How Do Unions Raise Wages?

Speaking of income inequality and economists’ lack of practical experience, consider this post by Mark Thoma at Fiscal Times:

I fear this trust that market forces will eventually raise wages will lead to disappointment. Inequality has been increasing for over three decades, and during that time we have been at or near full employment many times. Yet, wages over this time period have been flat. As noted by the Economic Policy Institute, “Since 1979, the vast majority of American workers have seen their hourly wages stagnate or decline—even though decades of consistent gains in economy-wide productivity have provided ample room for wage growth.” The idea that market forces alone will increase wages sufficiently to offset increasing inequality is not supported by the evidence from these years. There’s more to the story than market forces.

I agree that there’s more to the story than labor policy. There’s monetary policy, trade policy, and immigration policy, too, to take into consideration.

Dr. Thoma outlines the market explanation for stagnant wages:

Before getting to “the rest of the story,” what is the market-based explanation for stagnating wages? The most popular explanation involves the forces of supply and demand combined with an assumption, supported by the evidence, that wages are downwardly rigid, i.e. wages rise much easier than they fall.

When a recession hits and the demand for labor falls significantly, there is substantial downward pressure on wages. But when wages are downwardly rigid, they stay constant instead of falling. When this happens, an improving economy will not cause wages to increase until the forces pushing wages downward are overcome.

As Mary Daly and Bart Hobijn say in a recent Economic Letter for the San Francisco Fed, “Despite considerable improvement in the labor market, growth in wages continues to be disappointing. One reason is that many firms were unable to reduce wages during the recession, and they must now work off a stockpile of pent-up wage cuts.”

Essentially, the demand for labor must increase relative to supply until the “pent-up wage cuts” are overcome. But demand is growing slowly, and the supply of labor is increasing as discouraged workers return to the labor force with improving economic conditions, so increases in wages could still be some time away.

and provides his own prescription:

Solving the problem of lack of bargaining power that puts workers at the mercy of the “decency” of those they negotiate with is not easy. The ability of traditional unions to negotiate over wages has been undercut by globalization, technology, and the threat of offshoring, though unions – to the extent they still exist – do retain some value as a source of political power.
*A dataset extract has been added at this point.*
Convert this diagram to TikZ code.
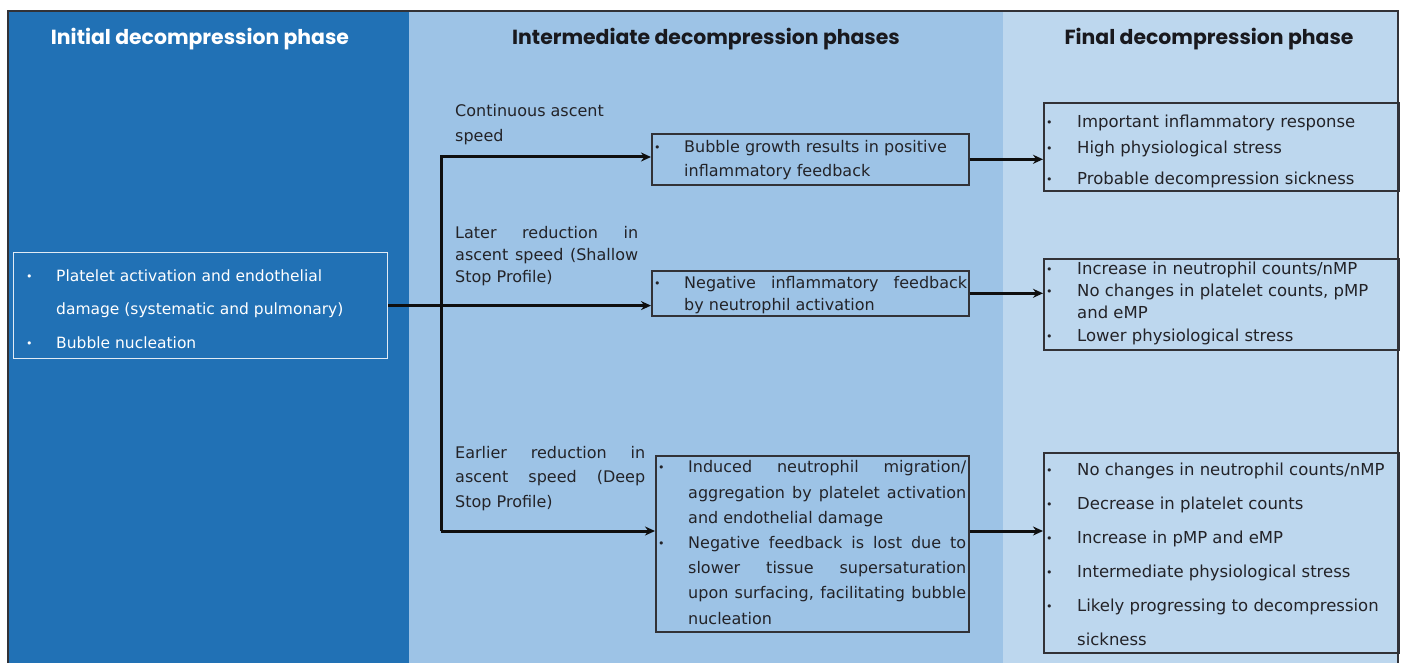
\documentclass[tikz,border=0pt]{standalone}
\usepackage{fontspec}
\setmainfont{DejaVu Sans}
\newfontfamily\hfont{Poppins}
\usetikzlibrary{arrows.meta}
\definecolor{cA}{RGB}{33,113,181}
\definecolor{cB}{RGB}{157,195,230}
\definecolor{cC}{RGB}{189,215,238}
\definecolor{cBd}{RGB}{50,50,55}
\definecolor{cTx}{RGB}{35,35,40}
\definecolor{cHd}{RGB}{25,25,30}
\definecolor{cLn}{RGB}{15,15,15}
\definecolor{cWb}{RGB}{225,235,245}
\newcommand\bu[1]{\makebox[#1pt][l]{{\fontsize{11}{11}\selectfont\raisebox{1pt}{•}}}}
\newcommand\js[2]{\makebox[#1pt][s]{#2}}
\begin{document}
\begin{tikzpicture}[x=1pt,y=-1pt,
 fbox/.style={draw=cBd, line width=1.6pt, anchor=north west, inner sep=0pt},
 arr/.style={line width=3pt, -{Stealth[length=10pt,width=9pt]}, draw=cLn, line join=miter},
 hd/.style={font=\hfont\bfseries\fontsize{20.4}{20.4}\selectfont, anchor=base},
 tx/.style={anchor=base west, align=left, inner sep=0pt, text=cTx},
]
\useasboundingbox (0,0) rectangle (1410,663);
\fill[cA] (8,11) rectangle (409,663);
\fill[cB] (409,11) rectangle (1003,663);
\fill[cC] (1003,11) rectangle (1398,663);
\draw[line width=1.2pt, cBd] (8,663) -- (8,11) -- (1398,11) -- (1398,663);

\node[hd, text=white] (h1) at (200,45) {Initial decompression phase};
\node[hd, text=cHd] (h2) at (706,45) {Intermediate decompression phases};
\node[hd, text=cHd] (h3) at (1209,45) {Final decompression phase};

% left box
\node[draw=cWb, line width=1.2pt, anchor=north west, minimum width=374pt, minimum height=106pt, inner sep=0pt] (a) at (13,252) {};
\node[tx, text=white, font=\fontsize{15.5}{33.5}\selectfont] (ta) at (26,348) {\bu{30}Platelet activation and endothelial\\ \hspace*{30pt}damage (systematic and pulmonary)\\ \bu{30}Bubble nucleation};

% intermediate boxes
\node[fbox, minimum width=317pt, minimum height=51pt] (b1) at (651,133) {};
\node[fbox, minimum width=317pt, minimum height=45pt] (b2) at (651,270) {};
\node[fbox, minimum width=313pt, minimum height=176pt] (b3) at (655,455) {};

\node[tx, font=\fontsize{16}{24}\selectfont] (t1) at (654,177) {\bu{30}Bubble growth results in positive\\ \hspace*{30pt}inflammatory feedback};
\node[tx, font=\fontsize{16}{22}\selectfont] (t2) at (654,310) {\bu{30}\js{283}{Negative inflammatory feedback}\\ \hspace*{30pt}by neutrophil activation};
\node[tx, font=\fontsize{16}{25.2}\selectfont] (t3) at (658,624) {\bu{30}\js{278}{Induced neutrophil migration/}\\ \hspace*{30pt}\js{278}{aggregation by platelet activation}\\ \hspace*{30pt}and endothelial damage\\ \bu{30}\js{278}{Negative feedback is lost due to}\\ \hspace*{30pt}\js{278}{slower tissue supersaturation}\\ \hspace*{30pt}\js{278}{upon surfacing, facilitating bubble}\\ \hspace*{30pt}nucleation};

% path labels
\node[tx, font=\fontsize{16}{25}\selectfont] (l1) at (455,142) {Continuous ascent\\speed};
\node[tx, font=\fontsize{16}{22}\selectfont] (l2) at (455,282) {\js{183}{Later reduction in}\\ \js{183}{ascent speed (Shallow}\\ Stop Profile)};
\node[tx, font=\fontsize{16}{24.5}\selectfont] (l3) at (455,507) {\js{190}{Earlier reduction in}\\ \js{190}{ascent speed (Deep}\\ Stop Profile)};

% final boxes
\node[fbox, minimum width=355pt, minimum height=88pt] (c1) at (1043,102) {};
\node[fbox, minimum width=355pt, minimum height=91pt] (c2) at (1043,258) {};
\node[fbox, minimum width=355pt, minimum height=200pt] (c3) at (1043,452) {};

\node[tx, font=\fontsize{16.5}{26}\selectfont] (f1) at (1046,185) {\bu{31}Important inflammatory response\\ \bu{31}High physiological stress\\[5pt] \bu{31}Probable decompression sickness};
\node[tx, font=\fontsize{16.5}{22.3}\selectfont] (f2) at (1046,341) {\bu{31}Increase in neutrophil counts/nMP\\ \bu{31}No changes in platelet counts, pMP\\ \hspace*{31pt}and eMP\\ \bu{31}Lower physiological stress};
\node[tx, font=\fontsize{16.5}{34}\selectfont] (f3) at (1046,645) {\bu{31}No changes in neutrophil counts/nMP\\ \bu{31}Decrease in platelet counts\\ \bu{31}Increase in pMP and eMP\\ \bu{31}Intermediate physiological stress\\ \bu{31}Likely progressing to decompression\\ \hspace*{31pt}sickness};

% connectors
\coordinate (j1) at (441,157);
\coordinate (j2) at (441,531);
\draw[arr] (j2) -- (j1) -- (j1 -| b1.west);
\draw[arr] (j2) -- (j2 -| b3.west);
\draw[arr] (a.east) -- (a.east -| b2.west);
\draw[arr] (b1.east) -- (b1.east -| c1.west);
\draw[arr] (b2.east) -- (b2.east -| c2.west);
\draw[arr] (j2 -| b3.east) -- (j2 -| c3.west);
\end{tikzpicture}
\end{document}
What he fails to address is how have unions functioned to increase wages? I would submit that unions have been most effective in tight labor markets and have mostly been able to increase wages by imposing barriers to entry and creating an artificially tighter labor market.

In other words, would a revitalized organized labor increase wages or would it further reduce employment? I don’t believe you can maintain a slack labor market and increase wages at the same time.

To those who believe that unions operate some other way, I suggest you look at the experience of the UAW over the period of the last 30 years.

7 comments… add one
  • Modulo Myself Link

    I suggest you look at the growth in wages and income from WWII to the 70s. Unions were strong then; ergo they are essential for wage growth. I don’t think this is true. And for the record, someone like Piketty points to those years as an aberration in capitalism’s record. But this pipe-dream is far more humane than the failed idea that what we need are markets (real markets, mind you–nothing that the political/financial elite can get their hands on). Why unions will never sell to any of our new-age pseudo-populists is because the parity that lives in this nostalgia does not fit into the resentment-driven fantasy that exists in markets. By the seventies, even the mainstream unions didn’t believe in parity and egalitarianism, if that meant accepting women, blacks, long-haired hippies, etc as the equals of real workers.

  • Andy Link

    From what I’ve seen unions prioritized two things – compensation and seniority. So when the various budget crunches came, unions accepted fewer employees (layoffs were based on seniority) rather than reduce compensation.

  • Guarneri Link

    The market, and capitalism, are working just fine. Those who deny this either fail to see, or don’t like the result of: consumer desire for less expensive goods and services >> consumer professed sympathy for higher wages.

  • Ben Wolf Link

    If wages are downwardly rigid then, and Kalecki and Keynes argued with their individual theories of effective demand, there is no labor market and therefore no market solution.

    We then get policy recommendations like removing welfare support in the hope of making society look more like textbook economic models on the grounds that doong so will generate more business efficiency (defined as lower production cost) while ignorong increased household efficiency (lower spending power). Profits and growing concentration of income for a relative handful will continue but social outcomes will worsen.

    We’ll be going round like this ten years from now.

  • Ben Wolf Link

    I apologize for typos, my fingers are too big for touchscreen.

  • Or does it just mean that prices in the labor market aren’t perfectly elastic?

  • Ben Wolf Link

    I think it means that given social resistance to falling wages a model labor market, in which supply and demand functions equilibrate to bring employment and output to full, isn’t a reality even though many economists continue to pretend otherwise.

    I also think that businesses in general resist downward pressure on wages so as not to damage morale and productivity of their employees.